2.3 Input Range and Electrical Characteristics
2.3.1 STM32 ADC:
Input voltage is strictly limited to 0~3.3V, requiring external operational amplifiers or voltage divider circuits to handle industrial-grade signals (e.g., ±10V sensors), increasing hardware complexity.
2.3.2 AD7606:
Directly supports ±10V input, with an input impedance of 1MΩ and built-in ±16.5V clamping protection, allowing direct connection of industrial sensors and simplifying circuit design.
2.4 Interface and Integration
2.4.1 STM32 ADC:
Relies on DMA transfer and software triggering, requiring time-division processing of multi-channel data, which consumes high CPU resources. For example, continuous scanning of 16 channels requires configuring SQR1~SQR3 registers, resulting in higher code complexity.
2.4.2 AD7606:
Integrates parallel/serial dual interfaces, supporting bus mode (8-bit/16-bit) and SPI mode, with a data read rate of up to 200KSPS, allowing direct interfacing with FPGA or high-speed MCUs, reducing intermediate processing steps.
3. Typical Application Scenario Analysis
3.1 STM32 ADC Applicable Scenarios
Low-power small devices: such as smart home sensors (temperature and humidity, light), single-channel requirements, cost-sensitive projects.
Simple signal monitoring: battery voltage detection (0~3.3V range), low-frequency signal (<1kHz) acquisition, without the need for high precision.
3.2 AD7606 Applicable Scenarios
3.2.1 Industrial Automation:
Synchronous acquisition of three-phase voltage/current in power systems (requiring ±10V input and multi-channel synchronization), motor control feedback signal processing.
3.2.2 Medical Devices:
ECG/EEG signal acquisition (16-bit precision + digital filtering to suppress electromyographic interference), endoscopic pressure monitoring.

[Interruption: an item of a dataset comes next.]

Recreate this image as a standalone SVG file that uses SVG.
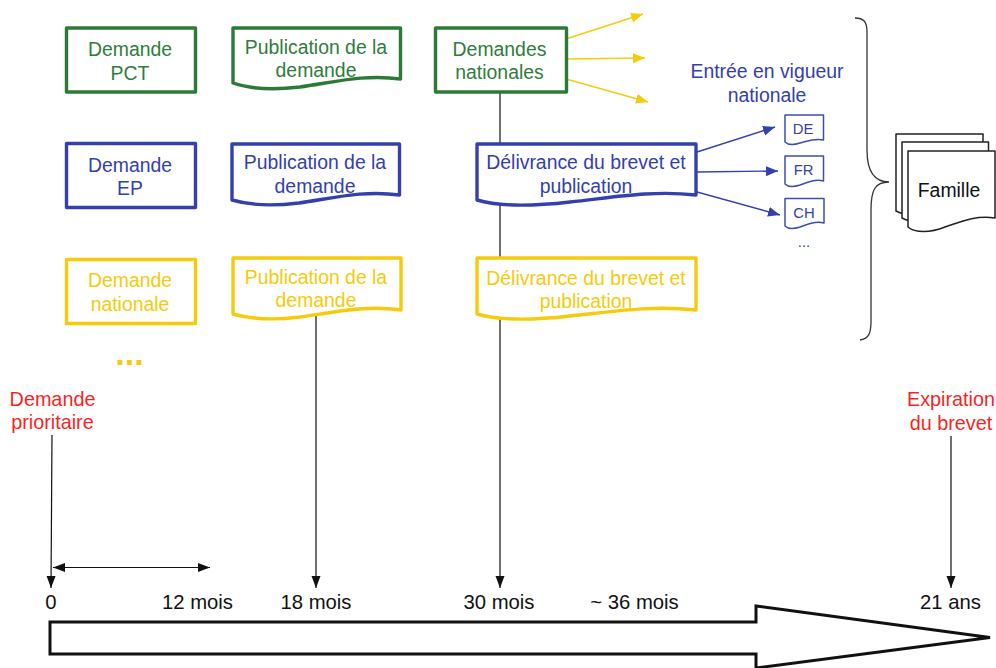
<svg xmlns="http://www.w3.org/2000/svg" width="996" height="668" viewBox="0 0 996 668">
<style>
text{font-family:"Liberation Sans",Arial,sans-serif;font-size:19.4px;text-anchor:middle}
.box{fill:#fff;stroke-width:3.4;stroke-linejoin:round}
.g{stroke:#2b7a37}.b{stroke:#3340ae}.y{stroke:#f5cb0c}
.tg{fill:#2f7d3c}.tb{fill:#3340ae}.ty{fill:#f5cb0c}.tr{fill:#fb1f1f}.tk{fill:#111}
.tl{font-size:20.3px}
.tm{font-size:14.8px}
.k{stroke:#111;stroke-width:1.2;fill:none}
.ay{stroke:#f5cb0c;stroke-width:1.4;fill:none;marker-end:url(#my)}
.ab{stroke:#3340ae;stroke-width:1.4;fill:none;marker-end:url(#mb)}
.mini{fill:#fff;stroke:#3f4cb4;stroke-width:1.5;stroke-linejoin:round}
.fam{fill:#fff;stroke:#222;stroke-width:1.5;stroke-linejoin:round}
</style>
<defs>
<marker id="my" markerUnits="userSpaceOnUse" markerWidth="13" markerHeight="12" refX="12" refY="5" orient="auto"><path d="M0 0L12 5L0 10Z" fill="#f5cb0c"/></marker>
<marker id="mb" markerUnits="userSpaceOnUse" markerWidth="13" markerHeight="12" refX="12" refY="5" orient="auto"><path d="M0 0L12 5L0 10Z" fill="#3340ae"/></marker>
<marker id="mk" markerUnits="userSpaceOnUse" markerWidth="13" markerHeight="12" refX="12" refY="4.5" orient="auto"><path d="M0 0L12 4.5L0 9Z" fill="#111"/></marker>
<marker id="ms" markerUnits="userSpaceOnUse" markerWidth="13" markerHeight="12" refX="0" refY="4.5" orient="auto"><path d="M12 0L0 4.5L12 9Z" fill="#111"/></marker>
</defs>

<g id="connectors">
<path class="k" d="M500 93V588" marker-end="url(#mk)"/>
<path class="k" d="M316 316V588" marker-end="url(#mk)"/>
<path class="k" d="M52 435L51 588" marker-end="url(#mk)"/>
<path class="k" d="M951 436V588" marker-end="url(#mk)"/>
<path class="k" d="M53 567.500H210" stroke-width="1.4" marker-start="url(#ms)" marker-end="url(#mk)"/>
<path class="ay" d="M566 39L643 14"/>
<path class="ay" d="M566 59L645 58"/>
<path class="ay" d="M566 79L648 102"/>
<path class="ab" d="M697 152L775 127"/>
<path class="ab" d="M697 172L778 171"/>
<path class="ab" d="M697 192L780 215"/>
</g>

<g id="demande-pct"><rect class="box g" x="66.500" y="28" width="129" height="64"/><text class="tg" x="130" y="56">Demande</text><text class="tg" x="130" y="79.500">PCT</text></g>
<g id="demande-ep"><rect class="box b" x="66.500" y="143.500" width="129" height="64"/><text class="tb" x="130" y="172">Demande</text><text class="tb" x="130" y="195">EP</text></g>
<g id="demande-nationale"><rect class="box y" x="66.500" y="259.500" width="129" height="64"/><text class="ty" x="130" y="287">Demande</text><text class="ty" x="130" y="311">nationale</text></g>

<g id="publication-pct"><path class="box g" d="M233 28H400.500V79C365 74 335 82 300 87C275 90 250 89 233 83Z"/><text class="tg" x="316" y="54">Publication de la</text><text class="tg" x="316" y="77">demande</text></g>
<g id="publication-ep"><path class="box b" d="M232 144H399.500V195C364 190 334 198 299 203C274 206 249 205 232 200Z"/><text class="tb" x="315" y="169">Publication de la</text><text class="tb" x="315" y="193">demande</text></g>
<g id="publication-nationale"><path class="box y" d="M233 258H401V310C366 305 335 312 300 317C275 320 250 319 233 314Z"/><text class="ty" x="316" y="283.500">Publication de la</text><text class="ty" x="316" y="307">demande</text></g>

<g id="demandes-nationales"><rect class="box g" x="435.500" y="28" width="131" height="64"/><text class="tg" x="499.500" y="56">Demandes</text><text class="tg" x="499.500" y="79">nationales</text></g>
<g id="delivrance-ep"><path class="box b" stroke-width="4" d="M477 144H696V195C650 190 610 198 570 202C535 206 500 207 477 200Z"/><text class="tb" x="586" y="169">Délivrance du brevet et</text><text class="tb" x="586" y="192.500">publication</text></g>
<g id="delivrance-nationale"><path class="box y" d="M477 258H696V310C650 305 610 312 570 316C535 320 500 321 477 314Z"/><text class="ty" x="586" y="284.500">Délivrance du brevet et</text><text class="ty" x="586" y="308">publication</text></g>

<g id="entree-vigueur"><text class="tb" x="767" y="78">Entrée en vigueur</text><text class="tb" x="767" y="102">nationale</text></g>
<g id="doc-de"><path class="mini" d="M785 115H823.500V140C815 138 808 141 800 143C794 145 788 145 785 142Z"/><text class="tb tm" x="803" y="134">DE</text></g>
<g id="doc-fr"><path class="mini" d="M785 156H823.500V181C815 179 808 182 800 185C794 187 788 187 785 184Z"/><text class="tb tm" x="803.500" y="175">FR</text></g>
<g id="doc-ch"><path class="mini" d="M785 198.500H824V223C815 221 808 224 800 227C794 229 788 229 785 226Z"/><text class="tb tm" x="804" y="218">CH</text></g>
<text class="tb tm" x="804" y="247">...</text>
<text class="ty" style="font-size:34px;font-weight:bold" x="129.500" y="365">...</text>

<g id="accolade"><path d="M855 18C864 18 867 22 867 32V150C867 172 875 182 889 182C875 182 871 190 871 210V322C871 334 868 339 860 340" fill="none" stroke="#333" stroke-width="1.300"/></g>

<g id="famille">
<path class="fam" d="M896 134H983V205C965 202 950 208 935 212C920 216 905 216 896 211Z"/>
<path class="fam" d="M902 142H988.500V212C970 209 955 215 940 219C925 223 911 223 902 218Z"/>
<path class="fam" d="M908 151H995V218C975 215 960 222 945 227C930 233 915 233 908 227Z"/>
<text class="tk" x="949" y="197">Famille</text>
</g>

<g id="labels">
<text class="tr" style="font-size:19.800px" x="52.500" y="406">Demande</text><text class="tr" style="font-size:19.800px" x="52.500" y="429">prioritaire</text>
<text class="tr" style="font-size:19.800px" x="951" y="406">Expiration</text><text class="tr" style="font-size:19.800px" x="951" y="430">du brevet</text>
<text class="tk tl" x="51" y="609">0</text>
<text class="tk tl" x="197.500" y="609">12 mois</text>
<text class="tk tl" x="316" y="609">18 mois</text>
<text class="tk tl" x="499" y="609">30 mois</text>
<text class="tk tl" x="634.500" y="609">~ 36 mois</text>
<text class="tk tl" x="950.500" y="609">21 ans</text>
</g>

<g id="fleche-temps"><path d="M50 622H756V606L990 637.500L756 668V654H50Z" fill="#fff" stroke="#111" stroke-width="3" stroke-linejoin="miter"/></g>
</svg>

3.2.3 High-Speed Data Acquisition:
Automotive ADAS radar signal processing (200KSPS sampling rate), audio codec (SNR >90dB).
4. Selection Recommendations
4.1 Situations Not Recommended for STM32 ADC
4.1.1 High Precision Requirements:
For medical-grade devices requiring 16-bit resolution (STM32 ADC error ±1LSB, AD7606 error ±0.5LSB).
4.1.2 Multi-channel Synchronization:
Power harmonic analysis requiring 8-channel strict synchronization (STM32 time-division error can reach microsecond level).
4.1.3 Wide Input Range:
Industrial sensor signals of ±5V or ±10V (STM32 requires additional circuit processing).
4.2 Preferred Scenarios for AD7606
4.2.1 Industrial Control:
Requires multi-channel synchronization, strong anti-interference, and high integration.
4.2.2 Medical Electronics:
High precision, low noise, high-speed sampling.
4.2.3 High-Speed Data Acquisition:
Such as vibration analysis and audio processing.
5. Development Cost Comparison
6. Conclusion
6.1 STM32 ADC: Suitable for low-cost, low-complexity small projects, such as consumer electronics and simple sensor monitoring.
6.2 AD7606: Significantly outperforms STM32 ADC in scenarios requiring multi-channel synchronization, high precision, and wide input range, making it the preferred choice for industrial automation, medical devices, and high-speed data acquisition.
Selection Principle:
If project requirements involve 16-bit precision, ±10V input, and multi-channel synchronous sampling, it is recommended to directly use dedicated ADC chips like the AD7606; if only basic signal acquisition (such as battery monitoring or temperature detection) is needed, the STM32 ADC still offers a cost-effective advantage.